EXERCISE: Nothing but the lines from the line with "What matplotlib code" to the line with "plt.rcParams['axes.unicode_minus'] = False", both included, is to be repeated, and those exactly. Leave out the pictures.

SUPPLIED ENTRIES:
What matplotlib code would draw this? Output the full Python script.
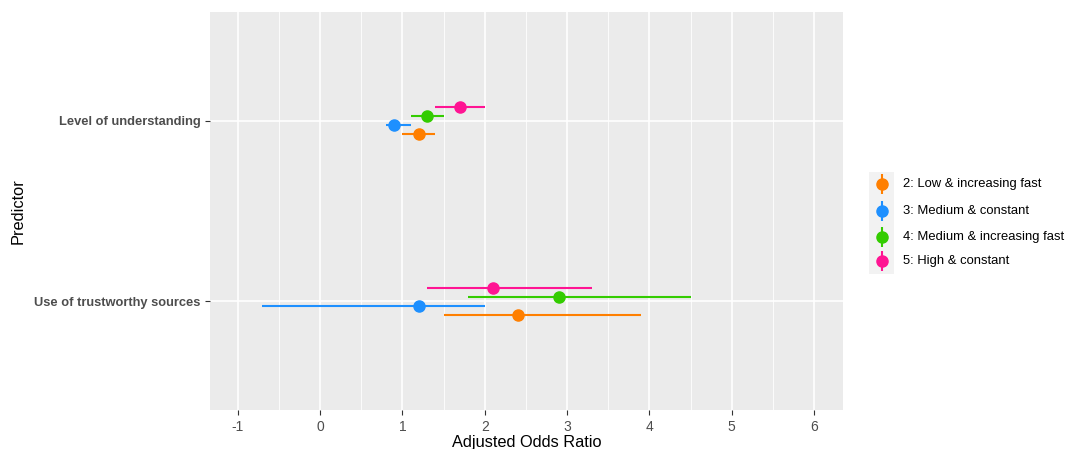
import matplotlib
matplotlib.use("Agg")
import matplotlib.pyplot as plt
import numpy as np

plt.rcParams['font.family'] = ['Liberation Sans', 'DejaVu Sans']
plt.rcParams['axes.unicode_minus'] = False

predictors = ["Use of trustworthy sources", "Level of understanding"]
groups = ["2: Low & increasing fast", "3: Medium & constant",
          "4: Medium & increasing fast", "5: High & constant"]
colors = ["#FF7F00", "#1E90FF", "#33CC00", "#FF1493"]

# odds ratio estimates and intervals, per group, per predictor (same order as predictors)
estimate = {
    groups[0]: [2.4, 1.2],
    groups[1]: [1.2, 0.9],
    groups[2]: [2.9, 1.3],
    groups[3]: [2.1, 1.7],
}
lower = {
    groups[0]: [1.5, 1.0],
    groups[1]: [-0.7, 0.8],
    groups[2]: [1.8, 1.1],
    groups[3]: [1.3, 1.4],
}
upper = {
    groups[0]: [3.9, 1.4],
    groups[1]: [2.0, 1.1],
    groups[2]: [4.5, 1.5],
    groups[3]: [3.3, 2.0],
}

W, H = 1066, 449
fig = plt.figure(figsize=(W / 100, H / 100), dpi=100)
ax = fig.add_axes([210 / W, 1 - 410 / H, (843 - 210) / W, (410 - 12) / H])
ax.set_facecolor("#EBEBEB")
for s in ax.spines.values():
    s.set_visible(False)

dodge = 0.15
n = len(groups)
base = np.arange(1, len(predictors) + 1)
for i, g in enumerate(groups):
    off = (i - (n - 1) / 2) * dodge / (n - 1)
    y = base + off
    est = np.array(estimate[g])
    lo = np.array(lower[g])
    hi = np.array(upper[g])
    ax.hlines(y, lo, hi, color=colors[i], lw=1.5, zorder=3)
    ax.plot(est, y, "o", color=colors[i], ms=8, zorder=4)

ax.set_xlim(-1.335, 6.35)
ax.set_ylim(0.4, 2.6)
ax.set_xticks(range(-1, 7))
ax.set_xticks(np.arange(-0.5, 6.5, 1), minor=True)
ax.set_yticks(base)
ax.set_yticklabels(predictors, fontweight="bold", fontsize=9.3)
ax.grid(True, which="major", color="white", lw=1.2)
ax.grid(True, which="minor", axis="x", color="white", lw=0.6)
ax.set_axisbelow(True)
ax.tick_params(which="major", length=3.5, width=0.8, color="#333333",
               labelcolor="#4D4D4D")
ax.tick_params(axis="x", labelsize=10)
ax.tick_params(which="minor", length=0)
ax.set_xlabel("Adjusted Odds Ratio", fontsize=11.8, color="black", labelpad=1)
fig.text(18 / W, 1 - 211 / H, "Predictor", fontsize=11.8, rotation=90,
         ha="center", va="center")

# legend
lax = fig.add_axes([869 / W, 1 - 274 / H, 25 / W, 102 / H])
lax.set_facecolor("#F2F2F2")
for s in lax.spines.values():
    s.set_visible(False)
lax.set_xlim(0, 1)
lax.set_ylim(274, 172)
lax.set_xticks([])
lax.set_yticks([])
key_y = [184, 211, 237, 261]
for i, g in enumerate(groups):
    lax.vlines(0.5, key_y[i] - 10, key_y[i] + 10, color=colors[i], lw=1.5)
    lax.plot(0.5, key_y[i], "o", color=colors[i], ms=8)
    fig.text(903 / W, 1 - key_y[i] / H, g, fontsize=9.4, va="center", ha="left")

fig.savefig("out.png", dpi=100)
* * *
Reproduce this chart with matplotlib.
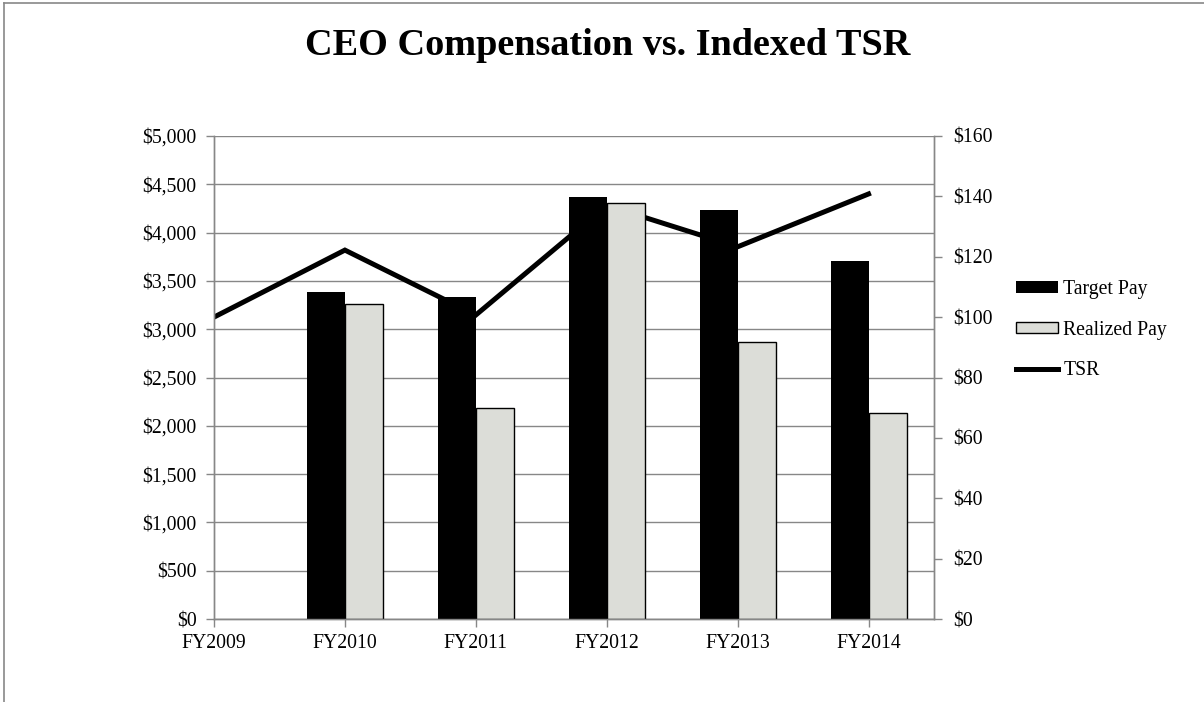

OUTPUT OF THE TASK:
What matplotlib code would draw this? Output the full Python script.
import matplotlib
matplotlib.use("Agg")
import matplotlib.pyplot as plt
import numpy as np

plt.rcParams['font.family'] = ['Liberation Sans', 'DejaVu Sans']
plt.rcParams['axes.unicode_minus'] = False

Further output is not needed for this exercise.